A gene from 100-year-olds could help kids who age too fast

The study, published in Signal Transduction and Targeted Therapy, is the first to show that a gene from long-lived individuals can slow down heart aging in a model of Progeria. Known scientifically as Hutchinson-Gilford Progeria Syndrome (HGPS), this rare and fatal disorder causes children to exhibit signs of "accelerated aging."

Progeria stems from a mutation in the LMNA gene, which leads to the creation of a harmful protein called progerin. This protein disrupts normal cell function, particularly in the heart and blood vessels. Most affected children die in their teenage years from heart complications, though some, like Sammy Basso -- the oldest known person with Progeria -- live longer. Sammy passed away on October 24, 2024, at the age of 28.

Progerin harms cells by destabilizing their nucleus, the "control center" that manages cell activity.

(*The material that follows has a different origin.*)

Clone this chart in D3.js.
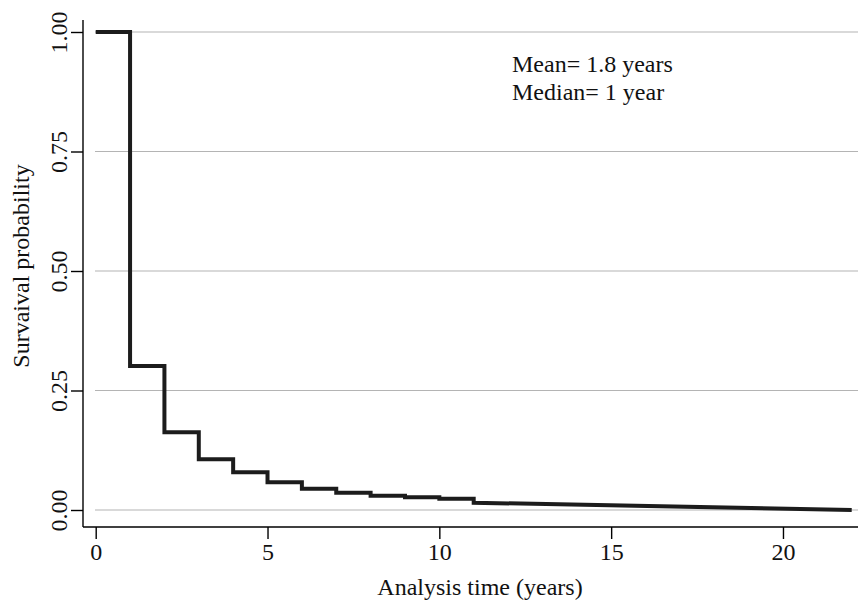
<!DOCTYPE html>
<html>
<head>
<meta charset="utf-8">
<script src="https://d3js.org/d3.v7.min.js"></script>
<style>
body { margin: 0; background: #fff; }
text { font-family: "Liberation Serif", "Times New Roman", serif; fill: #111; }
</style>
</head>
<body>
<script>
// Kaplan-Meier estimate
var times = [0, 1, 2, 3, 4, 5, 6, 7, 8, 9, 10, 11, 22];
var surv = [1.0, 0.301, 0.1625, 0.106, 0.079, 0.058, 0.0446, 0.036, 0.030, 0.0265, 0.0237, 0.0153, 0.0];
var xTicks = [0, 5, 10, 15, 20];
var yTicks = [0, 0.25, 0.5, 0.75, 1];
var notes = ["Mean= 1.8 years", "Median= 1 year"];

var width = 858, height = 600;
var svg = d3.select("body").append("svg")
  .attr("width", width).attr("height", height);

var x = d3.scaleLinear().domain([0, 22]).range([95.7, 851.7]);
var y = d3.scaleLinear().domain([0, 1]).range([510, 32]);

// grid lines
svg.append("g").selectAll("line").data(yTicks).enter().append("line")
  .attr("x1", 95).attr("x2", width)
  .attr("y1", function(d) { return y(d); })
  .attr("y2", function(d) { return y(d); })
  .style("stroke", "#b4b4b4").style("stroke-width", 1.2);

// axes
var xaxis = d3.axisBottom(x).tickValues(xTicks).tickSize(12).tickPadding(4)
  .tickFormat(d3.format("d"));
var yaxis = d3.axisLeft(y).tickValues(yTicks).tickSize(12).tickPadding(4)
  .tickFormat(d3.format(".2f"));

var gx = svg.append("g").attr("transform", "translate(0,527)").call(xaxis);
gx.select(".domain").remove();
gx.append("line").attr("x1", 83).attr("x2", width).attr("y1", 0).attr("y2", 0)
  .style("stroke", "#000").style("stroke-width", 1.4);
gx.selectAll(".tick line").style("stroke", "#000").style("stroke-width", 1.4);
gx.selectAll(".tick text").style("font-size", "24px")
  .style("font-family", "Liberation Serif").style("fill", "#111");

var gy = svg.append("g").attr("transform", "translate(83,0)").call(yaxis);
gy.select(".domain").remove();
gy.append("line").attr("x1", 0).attr("x2", 0).attr("y1", 20).attr("y2", 527)
  .style("stroke", "#000").style("stroke-width", 1.4);
gy.selectAll(".tick line").style("stroke", "#000").style("stroke-width", 1.4);
gy.selectAll(".tick text")
  .attr("x", 0).attr("dy", 0)
  .attr("transform", "translate(-16,0) rotate(-90)")
  .attr("text-anchor", "middle")
  .style("font-size", "24px")
  .style("font-family", "Liberation Serif").style("fill", "#111");

// survival curve: steps up to 11, then straight to the last point
var pts = [];
for (var i = 0; i < times.length - 2; i++) {
  pts.push([times[i], surv[i]]);
  pts.push([times[i + 1], surv[i]]);
}
pts.push([times[times.length - 2], surv[surv.length - 2]]);
pts.push([times[times.length - 1], surv[surv.length - 1]]);

var line = d3.line()
  .x(function(d) { return x(d[0]); })
  .y(function(d) { return y(d[1]); });

svg.append("path").datum(pts)
  .attr("d", line)
  .style("fill", "none").style("stroke", "#1c1c1c")
  .style("stroke-width", 4).style("stroke-linejoin", "miter");

// annotation
svg.append("g").selectAll("text").data(notes).enter().append("text")
  .attr("x", 512)
  .attr("y", function(d, i) { return 72 + i * 28; })
  .style("font-size", "24px")
  .text(function(d) { return d; });

// axis titles
svg.append("text")
  .attr("x", 480).attr("y", 595)
  .attr("text-anchor", "middle")
  .style("font-size", "24px")
  .text("Analysis time (years)");

svg.append("text")
  .attr("transform", "translate(29,266) rotate(-90)")
  .attr("text-anchor", "middle")
  .style("font-size", "24px")
  .text("Survaival probability");
</script>
</body>
</html>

This damage accelerates aging, especially in the cardiovascular system.

At present, the only drug approved by the United States Food and Drug Administration (FDA) is lonafarnib, which reduces the accumulation of progerin. Researchers are now testing a combination of lonafarnib with another experimental drug, Progerinin, to determine whether the two work better together.

Testing Longevity Genes from Supercentenarians

To explore new treatments, Dr. Yan Qiu and Professor Paolo Madeddu of the Bristol Heart Institute collaborated with Professor Annibale Puca's team at IRCCS MultiMedica in Italy. Their goal was to determine if genes from people who live to extreme old age -- supercentenarians -- could protect against the cellular damage caused by Progeria.

The scientists focused on one particular gene, LAV-BPIFB4, which previous research has shown supports healthy heart and blood vessel function during aging.

Using genetically engineered mice that develop Progeria, the researchers observed early heart problems similar to those found in children with the disease. After a single injection of the LAV-BPIFB4 longevity gene, the mice showed improved heart function, particularly in the way the heart relaxes and fills with blood (a process known as diastolic function).

The gene treatment also reduced heart tissue damage, known as fibrosis, and lowered the number of "aged" cells in the heart. In addition, it promoted the growth of new small blood vessels, potentially improving heart health and resilience.

The team then tested the gene on human cells derived from Progeria patients. These experiments revealed that introducing the longevity gene reduced cellular aging and fibrosis without altering progerin levels directly. This suggests that the gene helps cells withstand the toxic effects of progerin rather than eliminating it. The approach strengthens the body's natural defenses instead of attacking the defective protein itself.

A New Approach to Treating Progeria and Heart Aging

Dr. Yan Qiu, Honorary Research Fellow in the Bristol Heart Institute at the University of Bristol, said: "Our research has identified a protective effect of a "supercentenarian longevity gene" against progeria heart dysfunction in both animal and cell models.

"The results offer hope to a new type of therapy for Progeria; one based on the natural biology of healthy aging rather than blocking the faulty protein. This approach, in time, could also help fight normal age-related heart disease.

"Our research brings new hope in the fight against Progeria and suggests the genetics of supercentenarians could lead to new treatments for premature or accelerated cardiac aging, which might help us all live longer, healthier lives."

Looking Ahead: Toward New Anti-Aging Therapies

Professor Annibale Puca, Research Group Leader at IRCCS MultiMedica and Dean of the Faculty of Medicine at the University of Salerno, added: "This is the first study to indicate that a longevity-associated gene can counteract the cardiovascular damage caused by progeria.

"The results pave the way for new treatment strategies for this rare disease, which urgently requires innovative cardiovascular drugs capable of improving both long-term survival and patient quality of life. Looking ahead, the administration of the LAV-BPIFB4 gene through gene therapy could be replaced and/or complemented by new protein- or RNA-based delivery methods.

"We are currently conducting numerous studies to investigate the potential of LAV-BPIFB4 in counteracting the deterioration of the cardiovascular and immune systems in various pathological conditions, with the goal of translating these experimental findings into a new biologic drug."